Adventure Reviews: The Gift of the Gnarled One and The Cry of a Daughter

Alea Publishing Group have released two multi-system adventures that are compatible with Dungeons & Dragons 5E. The Gift of the Gnarled One is one of those adventures and is available for free download from their website. It is designed by Joshua Raynack and is six pages long, including one page for the OGL.

The adventure contains no game statistics, but does include suggestions on what monsters to use and the levels of the characters that should tackle them. For 5E players, this is an adventure for levels 7-10.

Gift of the Gnarled One is a fairly basic adventure: a village under threat from warring armies sought the aid of the old gods. One of the villagers was transformed into a bear to defeat the soldiers, but after defeating them, becomes a threat to the village himself! The adventure gives a brief description of the village and the grove where the bear can be found. The adventure is made more interesting by the motivations of the NPCs involved: they don’t want to tell the player characters the truth, but neither do they want the bear harmed. In addition, they’re unaware of a couple of things that will make the adventure a bit more dangerous for the players.

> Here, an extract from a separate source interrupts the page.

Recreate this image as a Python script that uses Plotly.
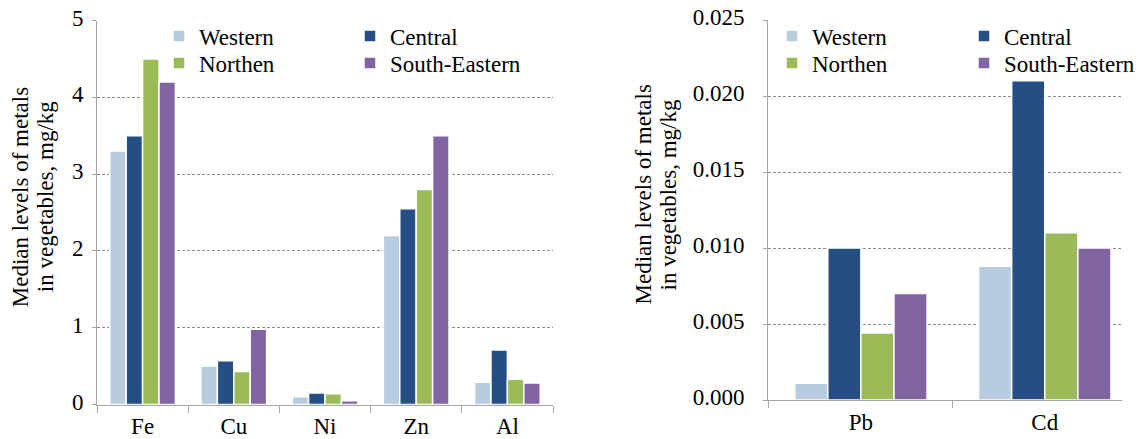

Gift is nicely presented, and is likely to give a group an entertaining diversion for an hour or two. The map is very nice, but the artwork for the bear, while really well-executed, seems greatly at odds with the adventure’s description of how it appears.

The other free adventure APG presents is The Cry of a Daughter. It is also designed by Joshua Raynick, although it notes it is inspired by Roger Baker. This adventure is one page longer than Gift and, although it bills itself as being usable by any edition, is obviously designed more for 5E, with several game mechanics that are written with 5E in mind.

This adventure is very interesting. In summary, a mage uses two kidnapped and charmed young girls to lure travellers so that he can steal their belongings. The party get to encounter the girls, face the wizard and likely explore his home, a deserted dwarven outpost.

There’s a lot of potential role-playing and some interesting combat to be had here. Sidebars give additional rules information, as well as giving more of the background of the story.

The adventure is written either for a group of 8th-10th level characters or for a group of 5th-6th level characters depending on what you want the final foe of the adventure to be. The mage is deliberately not that much of a threat in 5E, where the real interest lies in whether or not the group can rescue the girls.

Both of the adventures are very well done. I really appreciate the attention given to the story and role-playing elements; they’re not just simple hack’n’slash adventures. You could do much worse than spend a few minutes downloading and perusing these free adventures.